Anyone could stay home, but wrapped up in the middle of the issue is the fact that a woman desires her focus to be centered on her family and running it smoothly. Called to be a help-meet to their God-given husbands, women have a huge duty to fulfill. Often the mundane, everyday chores are looked at as menial, but in truth, a homemaker works harder than almost all other career-minded individuals; there will always be cuts, burns, and bruises to kiss and doctor; dishes never stop stacking up; dust and dirt persistently pile up no matter how often the house is cleaned; souls are ever in need of guidance and cheering. Finding joy in the daily trials that face a stay-at-home mom is the simplest, yet most difficult, role a Biblically-focused woman can do; learning to treasure domesticity in all its forms.
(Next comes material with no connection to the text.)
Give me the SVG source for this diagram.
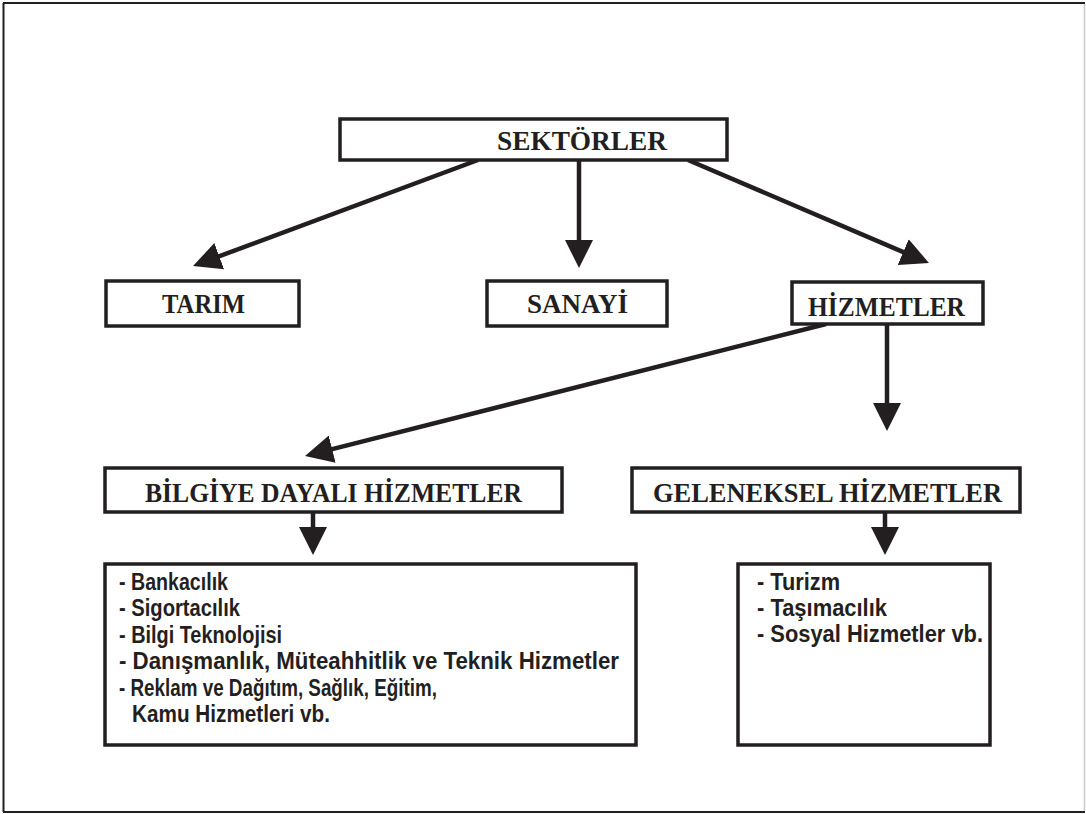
<svg xmlns="http://www.w3.org/2000/svg" width="1086" height="814" viewBox="0 0 1086 814">
<style>
.box{fill:#fff;stroke:#231f20;stroke-width:3.5}
.frame{stroke:#231f20;stroke-width:2;fill:none}
.h{font-family:"Liberation Serif","DejaVu Serif",serif;font-weight:bold;font-size:27px;fill:#231f20}
.l{font-family:"Liberation Sans","DejaVu Sans",sans-serif;font-weight:bold;font-size:23px;fill:#231f20}
.c line{stroke:#231f20;stroke-width:4.5}
</style>
<defs>
<marker id="ah" markerUnits="userSpaceOnUse" markerWidth="28" markerHeight="28" viewBox="0 0 28 28" refX="4" refY="14" orient="auto">
<path d="M0,0 L28,14 L0,28 z" fill="#231f20"/>
</marker>
</defs>
<rect width="1086" height="814" fill="#fff"/>
<g id="frame">
<line class="frame" x1="3" y1="3" x2="1085" y2="3"/>
<line class="frame" x1="3.5" y1="3" x2="3.5" y2="812"/>
<line class="frame" x1="3" y1="812" x2="1085" y2="812"/>
<line x1="1084.5" y1="4" x2="1084.5" y2="811" stroke="#c8c8c8" stroke-width="1.5"/>
</g>
<g class="c" id="connectors">
<line x1="478" y1="160" x2="215.5" y2="257.6" marker-end="url(#ah)"/>
<line x1="579" y1="160" x2="579" y2="244" marker-end="url(#ah)"/>
<line x1="688" y1="160" x2="906.9" y2="253.6" marker-end="url(#ah)"/>
<line x1="826" y1="324" x2="328.3" y2="450.1" marker-end="url(#ah)"/>
<line x1="887" y1="324" x2="887" y2="407" marker-end="url(#ah)"/>
<line x1="313" y1="512" x2="313" y2="531" marker-end="url(#ah)"/>
<line x1="885" y1="512" x2="885" y2="531" marker-end="url(#ah)"/>
</g>
<g id="sektorler">
<rect class="box" x="340" y="119" width="387" height="41"/>
<text class="h" x="497" y="150" textLength="170" lengthAdjust="spacingAndGlyphs">SEKTÖRLER</text>
</g>
<g id="tarim">
<rect class="box" x="106" y="281" width="193" height="45"/>
<text class="h" x="162" y="313" textLength="83" lengthAdjust="spacingAndGlyphs">TARIM</text>
</g>
<g id="sanayi">
<rect class="box" x="487" y="281" width="180" height="45"/>
<text class="h" x="527" y="313" textLength="101" lengthAdjust="spacingAndGlyphs">SANAYİ</text>
</g>
<g id="hizmetler">
<rect class="box" x="792" y="282" width="191" height="42"/>
<text class="h" x="808" y="316" textLength="157" lengthAdjust="spacingAndGlyphs">HİZMETLER</text>
</g>
<g id="bilgiye">
<rect class="box" x="105" y="468" width="457" height="44"/>
<text class="h" x="145" y="502" textLength="377" lengthAdjust="spacingAndGlyphs">BİLGİYE DAYALI HİZMETLER</text>
</g>
<g id="geleneksel">
<rect class="box" x="632" y="468" width="388" height="44"/>
<text class="h" x="653" y="502" textLength="349" lengthAdjust="spacingAndGlyphs">GELENEKSEL HİZMETLER</text>
</g>
<g id="bilgiye-list">
<rect class="box" x="105" y="564" width="531" height="181"/>
<text class="l" x="119" y="590" textLength="109" lengthAdjust="spacingAndGlyphs">- Bankacılık</text>
<text class="l" x="119" y="616" textLength="121" lengthAdjust="spacingAndGlyphs">- Sigortacılık</text>
<text class="l" x="119" y="643" textLength="163" lengthAdjust="spacingAndGlyphs">- Bilgi Teknolojisi</text>
<text class="l" x="119" y="669" textLength="500" lengthAdjust="spacingAndGlyphs">- Danışmanlık, Müteahhitlik ve Teknik Hizmetler</text>
<text class="l" x="119" y="696" textLength="318" lengthAdjust="spacingAndGlyphs">- Reklam ve Dağıtım, Sağlık, Eğitim,</text>
<text class="l" x="132" y="722" textLength="198" lengthAdjust="spacingAndGlyphs">Kamu Hizmetleri vb.</text>
</g>
<g id="geleneksel-list">
<rect class="box" x="738" y="564" width="252" height="181"/>
<text class="l" x="757" y="590" textLength="83" lengthAdjust="spacingAndGlyphs">- Turizm</text>
<text class="l" x="757" y="616" textLength="130" lengthAdjust="spacingAndGlyphs">- Taşımacılık</text>
<text class="l" x="757" y="642" textLength="226" lengthAdjust="spacingAndGlyphs">- Sosyal Hizmetler vb.</text>
</g>
</svg>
this was an assignment, but since it has so much to do with daily life, I decided to share it here.


For further reading:

femininagirls, cinnamonrollsandbacon

4 comments:

ruth@gracelaced said...

Thank you for sharing this, Caity. I had not read these excerpts from Chesterton before. I find them insightful and just as true today as they were in 1910. Did you read what he said about teaching children: "Babies need not to be taught a trade, but to be introduced to a world." Very cool.

Anonymous said...

This was really encouraging and fun, Caity. :) Thanks for sharing! I feel like I've read that Chesterton quote before.. do you remember which book it's published in?
-Erin

Curtis said...

The Chesterton quote is from What's Wrong With the World. It's in the chapter entitled The Emancipation of Domesticity.

caitygirl said...

thanks the the encouraging words Mrs. Simons and Erin! and to Curtis for the reference.